Slate Magazine
When It Comes to Gender Identity, There’s More Than Just “Male” and “Female”
“The seeds for the idea came out of conversations I had with a very dear friend,” said Emily Besa. “It occurred to me that gender expression and identity are not always visible, and certainly not commonly represented in all the nuances and possibilities.”
Together with Bernd Ott, Besa created the book All The People, which they are currently raising money on Kickstarter to fund. Besa, a creative consultant, conducted interviews with all the people in the book. She approached Ott, who works mainly as a fashion photographer, to work with her on the project. They started in Amsterdam, where Besa lives, and London, where Ott lives. From there, they went to L.A., Berlin, and New York, since they both had connections there. Through portraits and interviews they celebrate gender identity’s diversity and explore its complexities.
Lex.
Bernd Ott
Left: Clara. Right: David.
Bernd Ott
“We worked with people living in five major cities in the Western world, cities that are magnets for people who are looking for environments to be just as they are and not be bothered too much. What I did see as a geographic pattern is often the city people migrated to was much more accepting than where they had lived before. So there was definitely a pattern of people moving to places for community and sometimes even for safety, and improved physical, mental, and emotional health,” Besa said.
Besa and Ott said their approach to finding subjects through friends, mutual acquaintances, and organizations was not intended to be academic or sociological. Instead, through their portraits and interviews, they hoped “in some small way” to capture “the rich diversity of gender expression and being.”
Ott encouraged the people featured in the book to choose the location for their portrait so that they would feel as comfortable and safe as possible. “What I hope to find in a picture I take of someone is something that is surprising but still instantly recognizable as a part of their character. During editing, I generally pick the photo that feel to me that it was taken when someone dropped their guard for the moment and stepped out of the role everyone plays for others. That is what I always hope to capture,” he said.
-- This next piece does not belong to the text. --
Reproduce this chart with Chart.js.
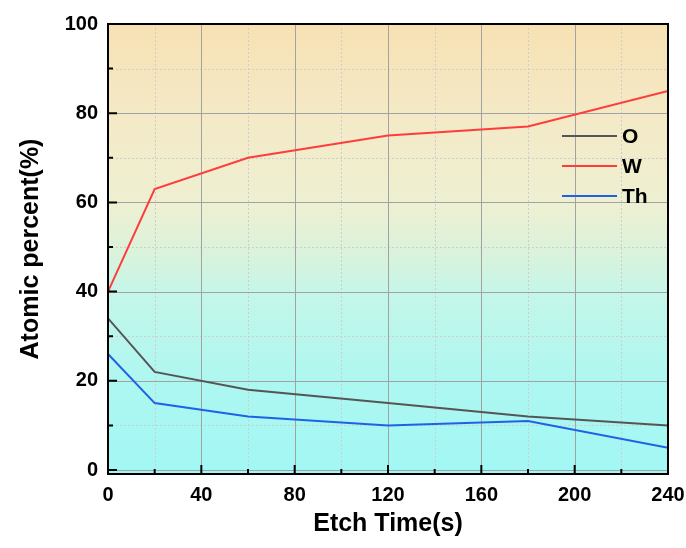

For Besa, working on All The People illuminated how much a heteronormative gender binary affects “every aspect of society” and solidified the need for an opening up of what it means to be male and female. For Ott, the project underscored the universal qualities of his subjects that transcend gender identity.
“The amazing part to me was how at some point the gender definition became so meaningless once I realized that it exists in so many variations. Then it is the human being I am interested in and not the label, which doesn’t fit many people anyway. How easy it becomes to get close to someone once categorizations that separate us into different groups are null and void,” Ott said.